→ **WORK TO COMPLETE**
Please retype the records below exactly, from the first line through the line containing "from matplotlib.ticker import", and leave out any pictures.

·····

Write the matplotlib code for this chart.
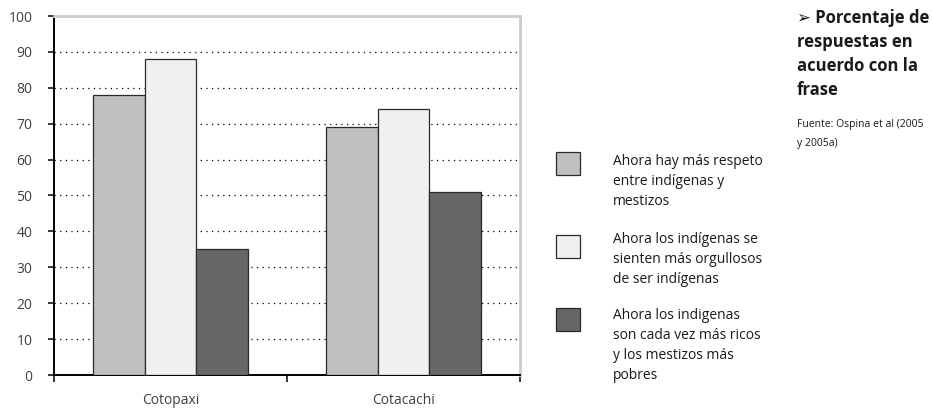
'''
Porcentaje de respuestas en acuerdo con la frase (Cotopaxi / Cotacachi).
'''

import matplotlib.pyplot as plt
from matplotlib.patches import Rectangle
from matplotlib.ticker import FixedLocator, NullFormatter, FixedFormatter

# Data
places = ['Cotopaxi', 'Cotacachi']
respeto = [78, 69]
orgullo = [88, 74]
ricos = [35, 51]
series_labels = [
    'Ahora hay más respeto\nentre indígenas y\nmestizos',
    'Ahora los indígenas se\nsienten más orgullosos\nde ser indígenas',
    'Ahora los indigenas\nson cada vez más ricos\ny los mestizos más\npobres',
]
y_ticks = list(range(0, 101, 10))
title_text = '➢ Porcentaje de\nrespuestas en\nacuerdo con la\nfrase'
source_text = 'Fuente: Ospina et al (2005\ny 2005a)'

colors = ['#c0c0c0', '#f0f0f0', '#676767']
text_color = '#404040'


def main() -> None:
    plt.rcParams['font.family'] = ['Open Sans', 'DejaVu Sans']

    fig = plt.figure(figsize=(9.33, 4.11), dpi=100)
    ax = fig.add_axes([54 / 933, 1 - 375 / 411, 466 / 933, 359 / 411])

    # Bars
    width = 0.223
    series = [respeto, orgullo, ricos]
    for i, (vals, col) in enumerate(zip(series, colors)):
        xs = [k + 0.5 + (i - 1) * width for k in range(len(places))]
        ax.bar(xs, vals, width=width, color=col, edgecolor='#2a2a2a',
               linewidth=0.9, zorder=3)

    ax.set_xlim(0, len(places))
    ax.set_ylim(0, 100)

    # Y axis
    ax.set_yticks(y_ticks)
    ax.tick_params(axis='y', direction='out', length=4.5, width=1.1,
                   color='black', labelsize=10, labelcolor=text_color, pad=11)
    for y in y_ticks[1:-1]:
        ax.axhline(y, color='black', linestyle=(0, (1, 3.5)), linewidth=0.9,
                   zorder=1)

    # X axis: ticks at category borders, labels in the middle
    ax.xaxis.set_major_locator(FixedLocator(range(len(places) + 1)))
    ax.xaxis.set_major_formatter(NullFormatter())
    ax.xaxis.set_minor_locator(FixedLocator([k + 0.5 for k in range(len(places))]))
    ax.xaxis.set_minor_formatter(FixedFormatter(places))
    ax.tick_params(axis='x', which='major', direction='out', length=5,
                   width=1.1, color='black')
    ax.tick_params(axis='x', which='minor', length=0, labelsize=10,
                   labelcolor=text_color, pad=13)

    # Spines
    ax.spines['left'].set_color('black')
    ax.spines['left'].set_linewidth(1.4)
    ax.spines['bottom'].set_color('black')
    ax.spines['bottom'].set_linewidth(1.4)
    for side in ('top', 'right'):
        ax.spines[side].set_color('#cccccc')
        ax.spines[side].set_linewidth(2)

    # Legend drawn by hand
    box_tops = [152, 235, 308]
    text_tops = [154, 232, 308]
    for top, ttop, col, lab in zip(box_tops, text_tops, colors, series_labels):
        fig.patches.append(Rectangle((556 / 933, 1 - (top + 23) / 411),
                                     24 / 933, 23 / 411,
                                     transform=fig.transFigure,
                                     facecolor=col, edgecolor='#2a2a2a',
                                     linewidth=0.9))
        fig.text(613 / 933, 1 - ttop / 411, lab, ha='left', va='top',
                 fontsize=10, color='#1a1a1a', linespacing=1.44)

    # Title and source
    fig.text(797 / 933, 1 - 9 / 411, title_text, ha='left', va='top',
             fontsize=12, fontweight='bold', color='#1a1a1a',
             linespacing=1.42)
    fig.text(797 / 933, 1 - 119 / 411, source_text, ha='left', va='top',
             fontsize=7.5, color='#1a1a1a', linespacing=2.05)

    fig.savefig('out.png', dpi=100)
    plt.close(fig)


if __name__ == '__main__':
    main()
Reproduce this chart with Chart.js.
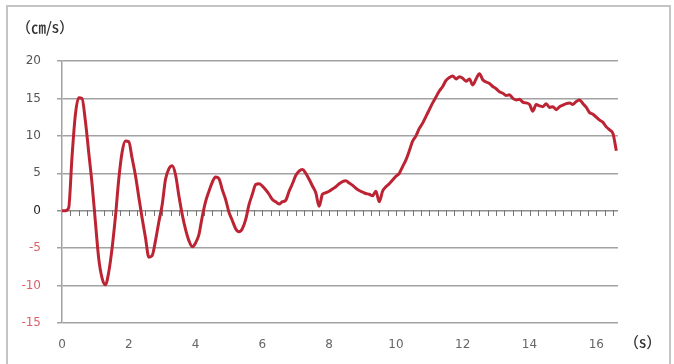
<!DOCTYPE html>
<html>
<head>
<meta charset="utf-8">
<script src="https://cdn.jsdelivr.net/npm/chart.js@4/dist/chart.umd.min.js"></script>
<style>
  html, body { margin: 0; padding: 0; background: #fff; }
  #wrap { position: relative; width: 674px; height: 364px; overflow: hidden; }
  #frame { position: absolute; left: 6px; top: 5px; width: 665px; height: 380px;
           border: 2px solid #c4c4c4; box-sizing: border-box; }
  #chart { position: absolute; left: 0; top: 0; }
  .unit { position: absolute; font-family: "Noto Sans CJK JP", sans-serif; color: #333; white-space: nowrap; }
  #yunit { left: 16px; top: 16px; font-size: 15px; font-weight: 500; }
  #xunit { left: 624px; top: 331px; font-size: 15px; font-weight: 500; }
</style>
</head>
<body>
<div id="wrap">
  <div id="frame"></div>
  <canvas id="chart" width="674" height="364"></canvas>
  <div class="unit" id="yunit">（㎝/s）</div>
  <div class="unit" id="xunit">（s）</div>
</div>
<script>
// Sample times (s)
const times = [
  0.0, 0.1, 0.2, 0.3, 0.4, 0.5, 0.6, 0.7, 0.8, 0.9,
  1.0, 1.1, 1.2, 1.3, 1.4, 1.5, 1.6, 1.7, 1.8, 1.9,
  2.0, 2.1, 2.2, 2.3, 2.4, 2.5, 2.6, 2.7, 2.8, 2.9,
  3.0, 3.1, 3.2, 3.3, 3.4, 3.5, 3.6, 3.7, 3.8, 3.9,
  4.0, 4.1, 4.2, 4.3, 4.4, 4.5, 4.6, 4.7, 4.8, 4.9,
  5.0, 5.1, 5.2, 5.3, 5.4, 5.5, 5.6, 5.7, 5.8, 5.9,
  6.0, 6.1, 6.2, 6.3, 6.4, 6.5, 6.6, 6.7, 6.8, 6.9,
  7.0, 7.1, 7.2, 7.3, 7.4, 7.5, 7.6, 7.7, 7.8, 7.9,
  8.0, 8.1, 8.2, 8.3, 8.4, 8.5, 8.6, 8.7, 8.8, 8.9,
  9.0, 9.1, 9.2, 9.3, 9.4, 9.5, 9.6, 9.7, 9.8, 9.9,
  10.0, 10.1, 10.2, 10.3, 10.4, 10.5, 10.6, 10.7, 10.8, 10.9,
  11.0, 11.1, 11.2, 11.3, 11.4, 11.5, 11.6, 11.7, 11.8, 11.9,
  12.0, 12.1, 12.2, 12.3, 12.4, 12.5, 12.6, 12.7, 12.8, 12.9,
  13.0, 13.1, 13.2, 13.3, 13.4, 13.5, 13.6, 13.7, 13.8, 13.9,
  14.0, 14.1, 14.2, 14.3, 14.4, 14.5, 14.6, 14.7, 14.8, 14.9,
  15.0, 15.1, 15.2, 15.3, 15.4, 15.5, 15.6, 15.7, 15.8, 15.9,
  16.0, 16.1, 16.2, 16.3, 16.4, 16.5, 16.6
];

// Velocity (cm/s)
const velocity = [
  0.0, 0.0, 0.4, 7.2, 12.8, 15.1, 15.0, 12.0, 7.8, 3.6,
  -1.5, -6.4, -9.0, -9.9, -8.2, -5.0, -0.8, 4.2, 7.8, 9.3,
  9.2, 7.0, 4.7, 1.8, -1.0, -3.6, -6.2, -6.0, -4.0, -1.5,
  0.8, 4.2, 5.6, 6.0, 4.8, 2.0, -0.5, -2.5, -4.0, -4.8,
  -4.3, -3.2, -0.8, 1.2, 2.6, 3.8, 4.5, 4.3, 2.8, 1.5,
  -0.2, -1.3, -2.4, -2.8, -2.4, -1.2, 0.8, 2.2, 3.5, 3.6,
  3.3, 2.8, 2.2, 1.5, 1.2, 0.9, 1.2, 1.4, 2.6, 3.6,
  4.7, 5.3, 5.5, 5.0, 4.2, 3.3, 2.4, 0.6, 2.2, 2.4,
  2.6, 2.9, 3.2, 3.6, 3.9, 4.0, 3.7, 3.4, 3.0, 2.7,
  2.5, 2.3, 2.2, 2.0, 2.6, 1.2, 2.6, 3.2, 3.6, 4.1,
  4.6, 5.0, 5.9, 6.8, 8.0, 9.3, 10.0, 11.0, 11.7, 12.6,
  13.5, 14.4, 15.2, 16.0, 16.6, 17.4, 17.8, 18.0, 17.6, 17.9,
  17.7, 17.3, 17.6, 16.8, 17.6, 18.3, 17.5, 17.2, 17.0, 16.6,
  16.3, 15.9, 15.7, 15.4, 15.5, 15.0, 14.8, 14.9, 14.5, 14.4,
  14.2, 13.3, 14.2, 14.0, 13.9, 14.3, 13.8, 13.9, 13.5, 13.9,
  14.1, 14.3, 14.4, 14.2, 14.6, 14.8, 14.3, 13.8, 13.1, 12.9,
  12.5, 12.1, 11.8, 11.2, 10.8, 10.3, 8.0
];

const xTickLabels = [0, 2, 4, 6, 8, 10, 12, 14, 16];
const yTickValues = [-15, -10, -5, 0, 5, 10, 15, 20];

const X_MIN = 0, X_MAX = 16.65;
const MINOR_STEP = 0.25;   // spacing of the small marks along the zero line
const labelFont = { family: 'DejaVu Sans', size: 12 };

const points = times.map((t, i) => ({ x: t, y: velocity[i] }));

// Small tick marks along the zero line, placed through the chart's own scales
const zeroLineTicks = {
  id: 'zeroLineTicks',
  beforeDatasetsDraw(chart) {
    const ctx = chart.ctx;
    const xs = chart.scales.x;
    const ys = chart.scales.y;
    const y0 = Math.round(ys.getPixelForValue(0));
    ctx.save();
    ctx.strokeStyle = '#767676';
    ctx.lineWidth = 1;
    ctx.beginPath();
    for (let k = 1; k * MINOR_STEP <= X_MAX; k++) {
      const px = Math.round(xs.getPixelForValue(k * MINOR_STEP)) + 0.5;
      ctx.moveTo(px, y0 - 1);
      ctx.lineTo(px, y0 + 5);
    }
    ctx.stroke();
    ctx.restore();
  }
};

new Chart(document.getElementById('chart'), {
  type: 'line',
  data: {
    datasets: [{
      data: points,
      borderColor: 'rgb(188, 36, 52)',
      borderWidth: 3,
      pointRadius: 0,
      cubicInterpolationMode: 'monotone',
      fill: false
    }]
  },
  plugins: [zeroLineTicks],
  options: {
    responsive: false,
    animation: false,
    events: [],
    layout: { padding: { top: 61, right: 56, left: 0, bottom: 0 } },
    plugins: { legend: { display: false }, tooltip: { enabled: false } },
    scales: {
      x: {
        type: 'linear',
        position: 'bottom',
        min: X_MIN, max: X_MAX,
        afterBuildTicks: s => { s.ticks = xTickLabels.map(v => ({ value: v })); },
        grid: { display: false },
        border: { display: false },
        ticks: {
          autoSkip: false,
          maxRotation: 0,
          padding: 7,
          color: '#666',
          font: labelFont
        },
        afterFit: s => { s.height = 41; }
      },
      y: {
        type: 'linear',
        min: -15, max: 20,
        afterBuildTicks: s => { s.ticks = yTickValues.map(v => ({ value: v })); },
        grid: {
          color: c => c.tick && c.tick.value === 0 ? '#8e8e8e' : '#a2a2a2',
          lineWidth: 1.5,
          tickLength: 5
        },
        border: { color: '#a2a2a2', width: 1.5 },
        ticks: {
          padding: 16,
          font: labelFont,
          color: c => c.tick && c.tick.value < 0 ? '#d9606a' : (c.tick && c.tick.value === 0 ? '#222' : '#555')
        },
        afterFit: s => { s.width = 62; }
      }
    }
  }
});
</script>
</body>
</html>
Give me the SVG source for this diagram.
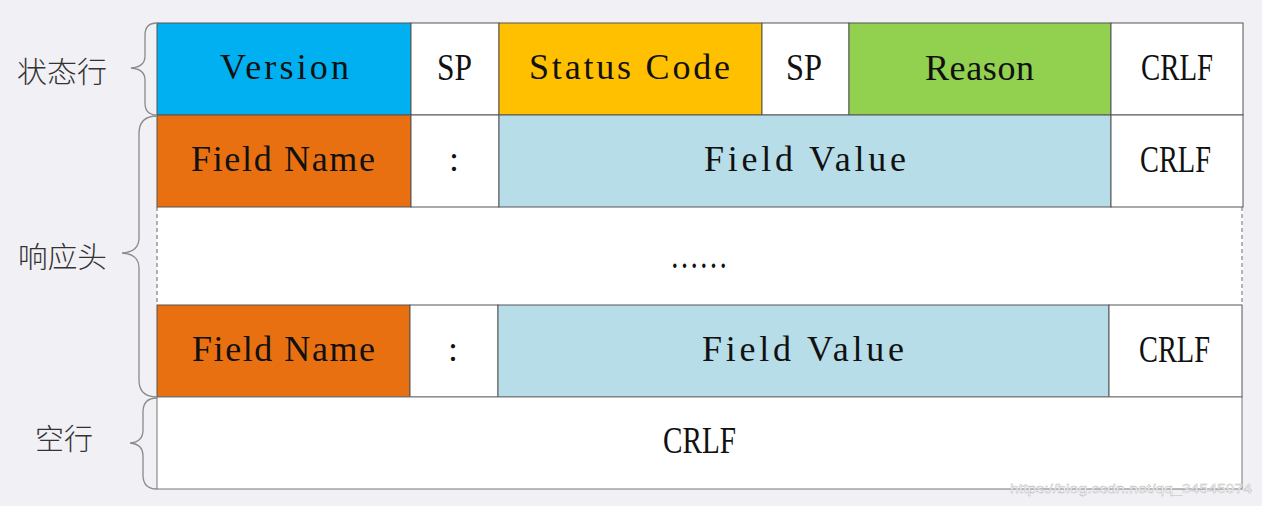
<svg xmlns="http://www.w3.org/2000/svg" width="1262" height="506" viewBox="0 0 1262 506">
<style>
.cell{stroke:#555;stroke-width:1}
.mono{font-family:"Liberation Serif","DejaVu Serif",serif;font-size:36px;fill:#111}
.ser{font-family:"Liberation Serif","DejaVu Serif",serif;font-size:38px;fill:#111}
.cjk{font-family:"Noto Sans CJK SC","Noto Sans CJK JP",sans-serif;font-size:29px;font-weight:300;fill:#333}
.brace{fill:none;stroke:#8a8a8a;stroke-width:1.3}
.dash{stroke:#666;stroke-width:1;stroke-dasharray:4 3}
</style>
<rect x="0" y="0" width="1262" height="506" fill="#f1f0f5"/>
<rect x="157" y="207" width="1086" height="98" fill="#fff"/>

<g id="version"><rect class="cell" x="157" y="23" width="254" height="92" fill="#00b0f0"/><text class="mono" x="220" y="79" textLength="129" lengthAdjust="spacing">Version</text></g>
<g id="sp1"><rect class="cell" x="411" y="23" width="88" height="92" fill="#fff"/><text class="ser" x="437" y="80" textLength="35" lengthAdjust="spacingAndGlyphs">SP</text></g>
<g id="status-code"><rect class="cell" x="499" y="23" width="263" height="92" fill="#ffc000"/><text class="mono" x="529" y="79" textLength="201" lengthAdjust="spacing">Status Code</text></g>
<g id="sp2"><rect class="cell" x="762" y="23" width="87" height="92" fill="#fff"/><text class="ser" x="786" y="80" textLength="36" lengthAdjust="spacingAndGlyphs">SP</text></g>
<g id="reason"><rect class="cell" x="849" y="23" width="262" height="92" fill="#92d050"/><text class="mono" x="925" y="80" textLength="109" lengthAdjust="spacing">Reason</text></g>
<g id="crlf1"><rect class="cell" x="1111" y="23" width="132" height="92" fill="#fff"/><text class="ser" x="1141" y="80" textLength="72" lengthAdjust="spacingAndGlyphs">CRLF</text></g>

<g id="field-name1"><rect class="cell" x="157" y="115" width="254" height="92" fill="#e97010"/><text class="mono" x="191" y="171" textLength="184" lengthAdjust="spacing">Field Name</text></g>
<g id="colon1"><rect class="cell" x="411" y="115" width="88" height="92" fill="#fff"/><text class="mono" x="454" y="171" text-anchor="middle">:</text></g>
<g id="field-value1"><rect class="cell" x="499" y="115" width="612" height="92" fill="#b7dde8"/><text class="mono" x="704" y="171" textLength="202" lengthAdjust="spacing">Field Value</text></g>
<g id="crlf2"><rect class="cell" x="1111" y="115" width="132" height="92" fill="#fff"/><text class="ser" x="1140" y="172" textLength="71" lengthAdjust="spacingAndGlyphs">CRLF</text></g>

<g id="ellipsis"><line class="dash" x1="157" y1="207" x2="157" y2="305"/><line class="dash" x1="1242" y1="207" x2="1242" y2="305"/><text class="ser" x="670" y="268" font-size="30" textLength="58" lengthAdjust="spacingAndGlyphs">……</text></g>

<g id="field-name2"><rect class="cell" x="157" y="305" width="253" height="92" fill="#e97010"/><text class="mono" x="192" y="361" textLength="183" lengthAdjust="spacing">Field Name</text></g>
<g id="colon2"><rect class="cell" x="410" y="305" width="88" height="92" fill="#fff"/><text class="mono" x="453" y="361" text-anchor="middle">:</text></g>
<g id="field-value2"><rect class="cell" x="498" y="305" width="611" height="92" fill="#b7dde8"/><text class="mono" x="702" y="361" textLength="202" lengthAdjust="spacing">Field Value</text></g>
<g id="crlf3"><rect class="cell" x="1109" y="305" width="133" height="92" fill="#fff"/><text class="ser" x="1139" y="362" textLength="71" lengthAdjust="spacingAndGlyphs">CRLF</text></g>

<g id="crlf-empty"><rect x="157" y="397" width="1085" height="92" fill="#fff" stroke="#777" stroke-width="1"/><text class="ser" x="663" y="453" textLength="73" lengthAdjust="spacingAndGlyphs">CRLF</text></g>

<g id="labels">
<text class="cjk" x="17" y="83" textLength="90" lengthAdjust="spacingAndGlyphs">状态行</text>
<text class="cjk" x="18" y="268" textLength="89" lengthAdjust="spacingAndGlyphs">响应头</text>
<text class="cjk" x="35" y="450" textLength="58" lengthAdjust="spacingAndGlyphs">空行</text>
</g>

<g id="connectors">
<path class="brace" d="M157,23 Q145,23 145,35 L145,56 Q145,67 131,68 Q145,69 145,80 L145,103 Q145,115 157,115"/>
<path class="brace" d="M157,116 Q139,116 139,134 L139,238 Q139,252 122,253 Q139,254 139,268 L139,380 Q139,397 157,397"/>
<path class="brace" d="M157,398 Q143,398 143,412 L143,430 Q143,442 130,443 Q143,444 143,456 L143,475 Q143,489 157,489"/>
</g>

<text x="1010" y="493" font-family="Liberation Sans,Arial,sans-serif" font-size="13" fill="#fff" stroke="#b8b8b8" stroke-width="0.4" textLength="242" lengthAdjust="spacingAndGlyphs">https://blog.csdn.net/qq_34545974</text>
</svg>
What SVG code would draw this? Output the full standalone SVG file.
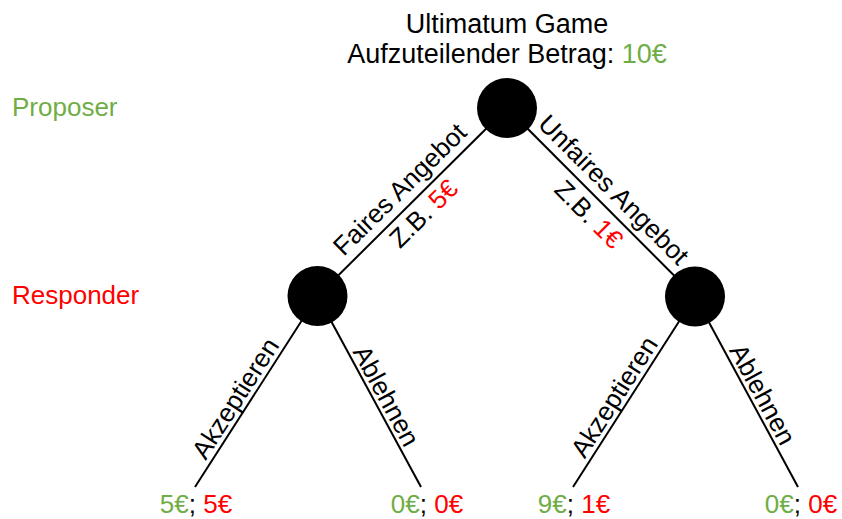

·····

→ **EXPECTED OUTPUT**
Write the matplotlib code for this chart.
'''
Porcentaje de respuestas en acuerdo con la frase (Cotopaxi / Cotacachi).
'''

import matplotlib.pyplot as plt
from matplotlib.patches import Rectangle
from matplotlib.ticker import FixedLocator, NullFormatter, FixedFormatter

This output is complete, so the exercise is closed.